Over the decades, the main channel has migrated all the way across the valley, in 1998 kissing a bluff on the east side, before wending back to its present location.

But aerial photography from 1949 shows the west bank of the Sauk was once where Lenon and Morris stood a week ago. That former channel is known as Reservation Slough, and just because the river hasn’t flowed through it recently doesn’t mean it won’t come back.

On that rainy Tuesday, however, the immediate concern was not the river’s eventual migration back, but whether the rain would cause the river to back up into the slough that night.

When the water flow on the Sauk River gauge nearest the reservation reaches 30,000 cubic feet per second, Morris goes on flood watch, monitoring the river once per hour until the flow drops back down.

The river didn’t reach that level Tuesday, but since the severe floods of 2003 washed out bridges and parts of the Suiattle River Road, the tribe has been keeping a close eye on the rivers from which they get their name.

In the 2003 flood, the river gauge recorded a peak flow of 106,000 cubic feet per second.

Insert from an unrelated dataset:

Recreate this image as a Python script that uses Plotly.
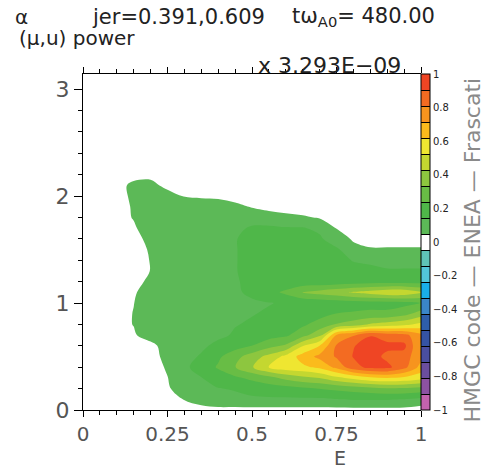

“That got everyone’s attention,” Morris said.

The tribe installed a logjam at the mouth of the slough, and so far it — plus lower levels of flooding since 2003 and maybe a little luck as well — has prevented the catastrophe that would occur if the river spilled back into the slough.

The logjam is only a stopgap solution, however.

“It will never keep the river out of that channel, but in big flows it will slow it down,” Morris said.

Lahars from Glacier Peak’s last major eruption 12,000 years ago diverted the Sauk River from the Stillaguamish watershed so that it now empties into the Skagit River to the north.

The Sauk carved out its 4,000-foot-wide channel between those volcanic deposits, its course shifting in the easily erodible sandy sediments that fill the valley.

The Sauk-Suiattle reservation is built on one such sedimentary shelf, and its elevation is only about four feet above that of the river.

A warming climate will only exacerbate what was already a worrisome, if natural, process.

“Other than the channel migration, we noticed more migration of the river, and with high water it moves closer to the reservation,” said Jason Joseph, the tribe’s natural resources director.

The Army Corps of Engineers developed an emergency plan for the reservation in case there were another flood like the 2003 event, Lenon said.

That plan would call for excavating the area near Reservation Slough, filling it with rock, then covering it over with soil to create an artificial dike.

It might protect Chief Brown Lane, the loop road on the reservation, but eight houses on the eastern edge of the reservation would have to be moved or demolished.

Even then, “there’s no guarantee it would work,” Lenon said.

For Lenon, who volunteers with the Stillaguamish Water Rescue Team, the need to move the reservation was hammered home during the response to the Oso mudslide.

There is a 30-foot-high knoll below the slide that effectively split the mudflow on the valley floor, Lenon said.

“I noticed that hill that divided the slide was the difference between life and death,” he said.

The tribe bought the 40-acre Allen Gravel Pit property west of Darrington in June for about $150,000.

Lenon would like to move all the reservation buildings to the new land, which is about 40 feet above the level.

Other tribes have moved their reservations in recent history. On the Olympic Peninsula, the Hoh and Quileute tribes have both moved or are moving away from the coast to higher ground to avoid the threat of flooding and tsunamis.

Native Alaskan tribes have also been looking to relocate as climate change has caused increased flooding, erosion and accelerated loss of sea ice and melting permafrost underneath their villages.

But relocation is an expensive undertaking, and the Sauk-Suiattle tribe doesn’t have the resources larger tribes like the Tulalips have. The Sauk-Suiattle tribe has about 225 members, with about 20 homes on the reservation. There are another 10 families which still need housing, Lenon said.

But he estimated that it would cost $3.3 million just to lay in the road to the new site and install infrastructure.

Lenon plans to apply for federal grant money to help offset some of the costs. Otherwise, the plan is to work on the relocation one piece at a time.

“At that pace it might be 10 years before we can be moved,” Lenon said.

He’s hopeful Obama will be sympathetic to the tribe’s cause, especially after the president’s visit to Oso after the slide.

“I think he can understand our concerns since he’s been here,” Lenon said.